Playoff run wrangled from Heat

It had to end at some point, and it did at a record-achieving home game.

After a hard-fought KIJHL division final series, Chase Heat’s Nic Bruyere and teammates line up to shake hands with the 100 Mile House Wranglers who now advance to conference title.

After a hard-fought KIJHL division final series, Chase Heat’s Nic Bruyere and teammates line up to shake hands with the 100 Mile House Wranglers who now advance to conference title.

It had to end at some point, and it did at a record-achieving home game.

In Series 2, Doug Birks Division Championship Game 6, the Heat ran out of healthy players and dropped a 2-1 series-ending game to the 100 Mile House Wranglers.

After beating the Kamloops Storm in five games in Series 1, the Chase squad left it all on the ice in a losing effort in six games to the Wranglers.

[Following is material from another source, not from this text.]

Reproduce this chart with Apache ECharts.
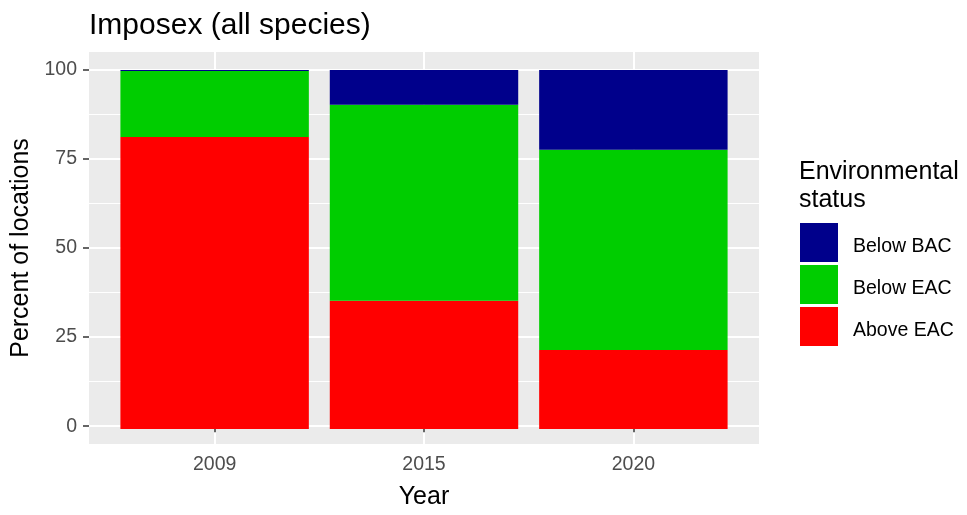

Kaden Black opened scoring in the 1st, assisted by Zach Fournier and Trevor Okino.

In Game 5 of the series in the South Cariboo, the Heat earned a 4-0 shutout victory backstopped by Nic Bruyere. Pat Brady got a power-play marker in the 1st from Rylan Van Unen and Josh Bourne.

In the 2nd, Michael Fidanza scored on the power play from Okino, then Spencer Farstad tallied from Grady Musgrave and Fournier. In the 3rd, Van Unen scored from Okino.

Four-hundred-and-ninety-people were in attendance for the final game of the series, setting a new high water mark for fans in the stands.

As the playoffs advanced, more and more of the curious came through the doors of the Art Holding Memorial Arena to check out what all the fuss was about. The hope is those same fans will come out next season to have some fun and excitement while catching KIJHL hockey action.

Cross Checks and Slashes: While the Heat were fit, no level of protection and fitness can insure no injuries occur. In less then 24 hours during Games 5 and 6, the local pucksters lost four teammates to the slashing and whacking of the foe.

Travis “BoBo” Beaubien, #17, was honoured as the Playoff MVP.  Beaubien remained in the lineup throughout the playoffs, scoring game-winners while pounding the opposition with solid but clean contact.  It is expected he will return for his final season of junior hockey eligibility.

With hockey out of the way, the players moved the Chase Heat office from uptown to the plaza, squeezed between Chase Dental and Subway. They then moved the Chase Quilters to their new digs at Parkside – all in a day’s worth of community involvement.

Veterans Trevor Okino, Alexander Durbeniuk, Braden Hughes and Tommy Brown have completed their junior hockey eligibility and are leaving Chase for the next steps in their about-to-be-successful lives.

The entire Heat organization wishes each of them much success and happiness.